THE EDITED PRESS RELEASE: “Night is when strange things happen. When shapes shift and blur. When it’s hard to know what’s real and what’s illusion. Night is the time of the imagination. For Cyprus’s Monsieur Doumani, those hours of blackness have lured them in a very different direction for their fourth album Pissourin.
Since their beginning in 2011, the award-winning trio have been lauded for their innovative, highly charged acoustic reinventions of the Cypriot tradition. Yet after three albums they’d grown restless, searching for something new. A challenge, a fresh resonance that illustrated the people they’d become. They were ready to embark on a very different journey.
“Our idea was a concept, an album that was a portrait of the night,” says band leader and founding member Antonis Antoniou, who plays the bouzouki-like tzouras, and makes up the trio along with trombonist Demetris Yiasemides and new guitarist Andys Skordis. “Something that began in the place between sleep and dream and waking. It gave us the concept, a quest through the night for the meaning of life, to feel things we did when we were kids: innocent, true, honest. A chance to leave behind what keeps our mind and soul down and to be able to fly towards freedom and love.” The pissourin (Cypriot for total darkness) “brought us the different elements – the moon, stars, planets, rivers – and the creatures that appear in the songs are actors in this quest.”
It was an idea that stretched Monsieur Doumani past the tradition they’d been exploring. It gave them the freedom to draw inspiration from far beyond while staying connected to their roots: adding the punch and raw power of rock, the wild colours of Turkish psychedelia, even the hypnotic draw of West African music, which weaves its cord around the melody on “Alavrostishiótis.” Even the way Antoniou composed for this album was different. “In the past I was always searching for a magic melody,” he explains. “But this time, the main elements were the interplay and what we were saying with the song. We developed a distinctive approach, which was unlike anything we’d done before.”
A new concept, a fresh way of writing; they were changing everything. Even the way they made the music: Monsieur Doumani went electric. “We already knew we wanted to explore sonic territories and we spent a lot of time experimenting to make the instrumental textures intertwine in a very dynamic way,” Antoniou says. “Some surreal. Some psychedelic.” Technology offered the band a vastly broader palette of sound. Pedals also allowed them to think of their instruments in ways that simply hadn’t been possible before. They began using the guitar as more than a rhythm or harmonic instrument, letting it provide basslines and work with the trombone. The looper allowed them to make it into a drum. Suddenly Monsieur Doumani had a huge sound. It’s startling, a real electric shock. This music they make on Pissourin is overwhelming, a tsunami that surges relentlessly from the very first note of the opening track Tiritíchtas. “With only three instruments, people don’t expect that kind of thing,” Antoniou admits. “How did this happen? It’s dense. Sometimes it surprises me, too.”

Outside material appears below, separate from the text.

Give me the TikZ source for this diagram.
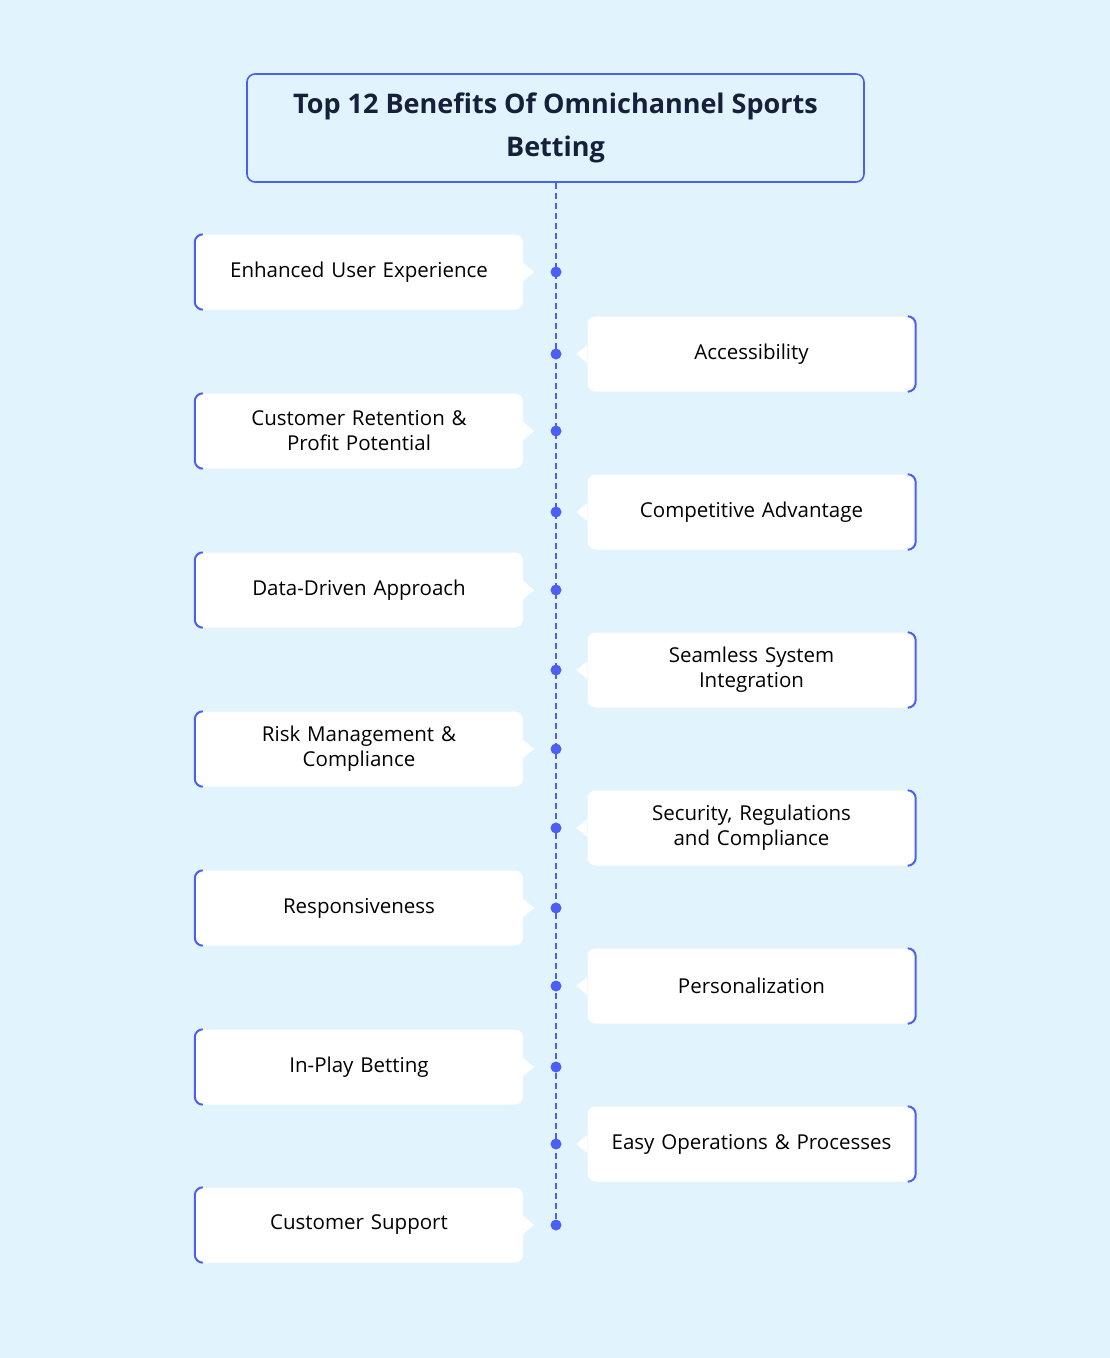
\documentclass[tikz,border=0pt]{standalone}
\usepackage{fontspec}
\setmainfont{Open Sans}
\usetikzlibrary{positioning}
\definecolor{bgcol}{HTML}{E1F3FD}
\definecolor{accent}{HTML}{4C5FF5}
\definecolor{ink}{HTML}{16203A}
\tikzset{
  benefit/.style={fill=white, rounded corners=8pt, minimum width=328pt, minimum height=75pt,
    align=center, text width=300pt, font=\fontsize{20.5}{25}\selectfont, text=black},
  stop/.style={circle, fill=accent, inner sep=0pt, minimum size=11pt},
}
\begin{document}
\begin{tikzpicture}[x=1pt,y=-1pt]
				\fill[bgcol] (0,0) rectangle (1110,1358);
				\useasboundingbox (0,0) rectangle (1110,1358);

				\node[draw=accent, line width=1.6pt, fill=bgcol, rounded corners=8pt, minimum width=617pt, minimum height=108pt,
				  align=center, font=\fontsize{27}{43}\selectfont\bfseries, text=ink] (title) at (555.5,128) {Top 12 Benefits Of Omnichannel Sports\\Betting};

				% timeline
				\coordinate (tlend) at (556,1225);
				\draw[accent, line width=1.5pt, dash pattern=on 6pt off 4pt] (title.south -| tlend) -- (tlend);

				% left column
				\foreach \i/\yy/\txt in {1/272/Enhanced User Experience, 2/431/{Customer Retention \&\\Profit Potential}, 3/590/Data-Driven Approach,
				  4/749/{Risk Management \&\\Compliance}, 5/908/Responsiveness, 6/1067/In-Play Betting, 7/1225/Customer Support} {
				  \node[benefit] (L\i) at (359,\yy) {\txt};
				  \fill[white] ([yshift=9pt]L\i.east) -- ++(11,9) -- ++(-11,9) -- cycle;
				  \draw[accent, line width=2pt, rounded corners=8pt] ([xshift=8pt]L\i.north west) -- (L\i.north west) -- (L\i.south west) -- ([xshift=8pt]L\i.south west);
				  \node[stop] (dl\i) at (556,\yy) {};
				}

				% right column
				\foreach \i/\yy/\txt in {1/354/Accessibility, 2/512/Competitive Advantage, 3/670/{Seamless System\\Integration},
				  4/828/{Security, Regulations\\and Compliance}, 5/986/Personalization, 6/1144/Easy Operations \& Processes} {
				  \node[benefit] (R\i) at (751.5,\yy) {\txt};
				  \fill[white] ([yshift=9pt]R\i.west) -- ++(-11,9) -- ++(11,9) -- cycle;
				  \draw[accent, line width=2pt, rounded corners=8pt] ([xshift=-8pt]R\i.north east) -- (R\i.north east) -- (R\i.south east) -- ([xshift=-8pt]R\i.south east);
				  \node[stop] (dr\i) at (556,\yy) {};
				}

\end{tikzpicture}
\end{document}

Much of the secret, he notes, lay in the preparation. The band’s new sound was complex, built from interlocking layers and instrumental filigree. To have the attack the music needed, everything had to be careful and precise. “We all worked together on the arrangements. You need a powerful melody for a good song, but without the right structure and arrangement, it’s boring. We wanted to make sure each song was spicy, that it had something to excite both us and audiences. That took time, and plenty of thought and experimentation.”
That thought extended to the lyrics. Pissourin isn’t just the darkness, but the creatures who inhabit it: Those who find their freedom in the night and the madness it can hold. Beings like the hobgoblins, the Kalikándjari, and their hypnotic dance that grows in intensity as it progresses. “The words for the song were written by Marios Epaminondas,” Antoniou says. “They came out of a night we’d been together, drinking. I told him that only our craziness will save us, that you have to be crazy in a good way in this life. He made it into a poem and I wrote the tune. I think it’s the most revolutionary song here, a way of saying we’ll provoke the system by refusing to be normal.”
The madmen, the dreamers who inhabit the blackness; for Monsieur Doumani, they share the darkness with the fey, the stars in the sky, and, looking over it all, the owl – koukkoufkiáos – flying above, watching. “It’s a creature that’s awake all night,” Antoniou says. “More than that, it’s a symbol of knowledge. The wise owl.” You can hear the stirrings of such creatures on Pissourin. A boldly electric and eclectic music that comes to life in the depths of night.”